Not too impressed with the bump voucher story. Of course his designation as a terrorist is absurd, but ultimately, an innocent third party (Delta) was punished… not the TSA. Not only that, but he went out of his way NOT to explain the likely cause of the problem to the innocent third party who has no choice but to abide by TSA’s ridiculous regulations.

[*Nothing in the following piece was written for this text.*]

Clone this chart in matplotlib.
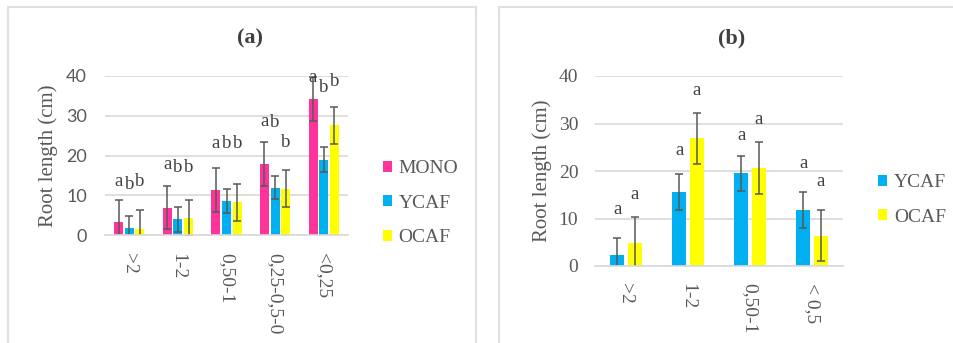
import matplotlib
matplotlib.use("Agg")
import matplotlib.pyplot as plt
from matplotlib.patches import Rectangle
import numpy as np

# panel (a)
cats_a = [">2", "1-2", "0,50-1", "0,25-0,5-0", "<0,25"]
mono = [3.35, 6.9, 11.4, 17.9, 34.2]
mono_err = [5.45, 5.4, 5.5, 5.5, 5.5]
ycaf_a = [1.85, 3.9, 8.55, 11.9, 18.9]
ycaf_a_err = [3.0, 3.1, 3.0, 2.9, 3.15]
ocaf_a = [1.5, 4.3, 8.2, 11.65, 27.6]
ocaf_a_err = [4.7, 4.5, 4.6, 4.6, 4.6]
letters_a = [["a", "b", "b"], ["a", "b", "b"], ["a", "b", "b"], ["a", "b", "b"], ["a", "b", "b"]]
letter_y_a = [[13.5, 12.8, 13.5], [17.7, 17.0, 17.0], [23.0, 23.1, 23.0],
              [28.5, 28.2, 23.3], [39.7, 37.2, 38.7]]

# panel (b)
cats_b = [">2", "1-2", "0,50-1", "< 0,5"]
ycaf_b = [2.25, 15.5, 19.5, 11.75]
ycaf_b_err = [3.7, 3.8, 3.7, 3.8]
ocaf_b = [4.85, 26.85, 20.7, 6.4]
ocaf_b_err = [5.5, 5.3, 5.5, 5.4]
letters_b = [["a", "a"], ["a", "a"], ["a", "a"], ["a", "a"]]
letter_y_b = [[11.8, 15.1], [24.3, 36.9], [27.4, 30.8], [21.65, 17.8]]

PINK = "#FF3399"
CYAN = "#00B0F0"
YELLOW = "#FFFF00"
GREY = "#595959"
GRID = "#D9D9D9"
SERIF = "Liberation Serif"

fig = plt.figure(figsize=(9.54, 3.43), dpi=100)

# panel frames
fig.patches.append(Rectangle((8 / 954, -0.1), 468 / 954, 1.1 - 7 / 343, transform=fig.transFigure,
                             fill=False, edgecolor="#E0E0E0", lw=1.5))
fig.patches.append(Rectangle((499 / 954, -0.1), 0.6, 1.1 - 7 / 343, transform=fig.transFigure,
                             fill=False, edgecolor="#E0E0E0", lw=1.5))

ax_a = fig.add_axes([105 / 954, 1 - 235 / 343, 243 / 954, 159 / 343])
ax_b = fig.add_axes([595 / 954, 1 - 266 / 343, 248 / 954, 190 / 343])

ekw = dict(ecolor=GREY, elinewidth=1.1, capsize=3, capthick=1.1)


def style(ax, cats, tickfont, ticksize, pad):
    ax.set_ylim(0, 40)
    ax.set_xlim(-0.5, len(cats) - 0.5)
    ax.set_yticks([0, 10, 20, 30, 40])
    ax.yaxis.grid(True, color=GRID, lw=1.2)
    ax.set_axisbelow(True)
    for s in ["top", "right", "left"]:
        ax.spines[s].set_visible(False)
    ax.spines["bottom"].set_color(GRID)
    ax.spines["bottom"].set_linewidth(1.2)
    ax.set_xticks(np.arange(len(cats)))
    ax.set_xticklabels(cats, rotation=-90, fontsize=14, family=SERIF, color=GREY, va="top")
    ax.tick_params(axis="both", length=0, colors=GREY)
    ax.tick_params(axis="y", pad=pad)
    ax.tick_params(axis="x", pad=pad)
    for t in ax.get_yticklabels():
        t.set_fontfamily(tickfont)
        t.set_fontsize(ticksize)
    ax.set_ylabel("Root length (cm)", fontsize=15, family=SERIF, color=GREY)


# --- panel (a)
x = np.arange(len(cats_a))
off = 0.22
w = 0.185
series_a = [(mono, mono_err, PINK, "MONO"), (ycaf_a, ycaf_a_err, CYAN, "YCAF"),
            (ocaf_a, ocaf_a_err, YELLOW, "OCAF")]
for k, (vals, errs, col, lab) in enumerate(series_a):
    ax_a.bar(x + (k - 1) * off, vals, w, color=col, label=lab, yerr=errs, error_kw=ekw)
for i in range(len(cats_a)):
    for k in range(3):
        ax_a.text(x[i] + (k - 1) * off, letter_y_a[i][k], letters_a[i][k], ha="center", va="center",
                  fontsize=13.5, family=SERIF, color="#404040")
style(ax_a, cats_a, "Lato", 13, 13)
ax_a.yaxis.set_label_coords(-0.193, 0.5)
ax_a.set_title("(a)", fontsize=16, family=SERIF, fontweight="bold", color="#404040",
               x=(250 - 105) / 243, y=1 + (76 - 38) / 159, va="center", pad=0)
ax_a.legend(loc="center left", bbox_to_anchor=(1.07, 0.2), frameon=False,
            prop={"family": SERIF, "size": 14}, handlelength=0.48, handleheight=0.48,
            handletextpad=0.35, labelspacing=0.9, labelcolor=GREY)

# --- panel (b)
x = np.arange(len(cats_b))
off = 0.28
w = 0.226
series_b = [(ycaf_b, ycaf_b_err, CYAN, "YCAF"), (ocaf_b, ocaf_b_err, YELLOW, "OCAF")]
for k, (vals, errs, col, lab) in enumerate(series_b):
    ax_b.bar(x + (k - 0.5) * off, vals, w, color=col, label=lab, yerr=errs, error_kw=ekw)
for i in range(len(cats_b)):
    for k in range(2):
        ax_b.text(x[i] + (k - 0.5) * off, letter_y_b[i][k], letters_b[i][k], ha="center", va="center",
                  fontsize=13.5, family=SERIF, color="#404040")
style(ax_b, cats_b, SERIF, 14, 12)
ax_b.yaxis.set_label_coords(-0.173, 0.5)
ax_b.set_title("(b)", fontsize=16, family=SERIF, fontweight="bold", color="#404040",
               x=(732 - 595) / 248, y=1 + (76 - 38) / 190, va="center", pad=0)
ax_b.legend(loc="center left", bbox_to_anchor=(1.07, 0.347), frameon=False,
            prop={"family": SERIF, "size": 14}, handlelength=0.48, handleheight=0.48,
            handletextpad=0.35, labelspacing=0.9, labelcolor=GREY)

fig.savefig("out.png", dpi=100, facecolor="white")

IMO, if Delta reads that story they should revoke the comp voucher as it was issued under false pretenses. He knew why he wasn’t able to board and chose not to tell the agent.
@Justin
Delta’s personnel are supposed to be trained, and further, not lie about him having not boarded. And who really created the situation? It seems to me that Delta would benefit from lobbying to abolish silly TSA procedures (weird keystrokes on the keyboard? Is this just a sad ploy to buy time?) rather than wasting time harassing customers. The gate agent should have called a Sup if he was super desperate.
Please note that I did not defend the writer’s actions, either, though.
@Gary – Thanks for the post.
@Toqueville – Thanks for the tip to you, too, Monsieur Alexis!
He did two years for a misdemeanor? Seems like we’re probably not getting the whole story.
Je vous en prie
This is hilarious stuff … if only it wasn’t true …
It rather leads one to wonder whether Kafka, were he writing today, would be a literary failure. Turn-key totalitarianism is the new normal.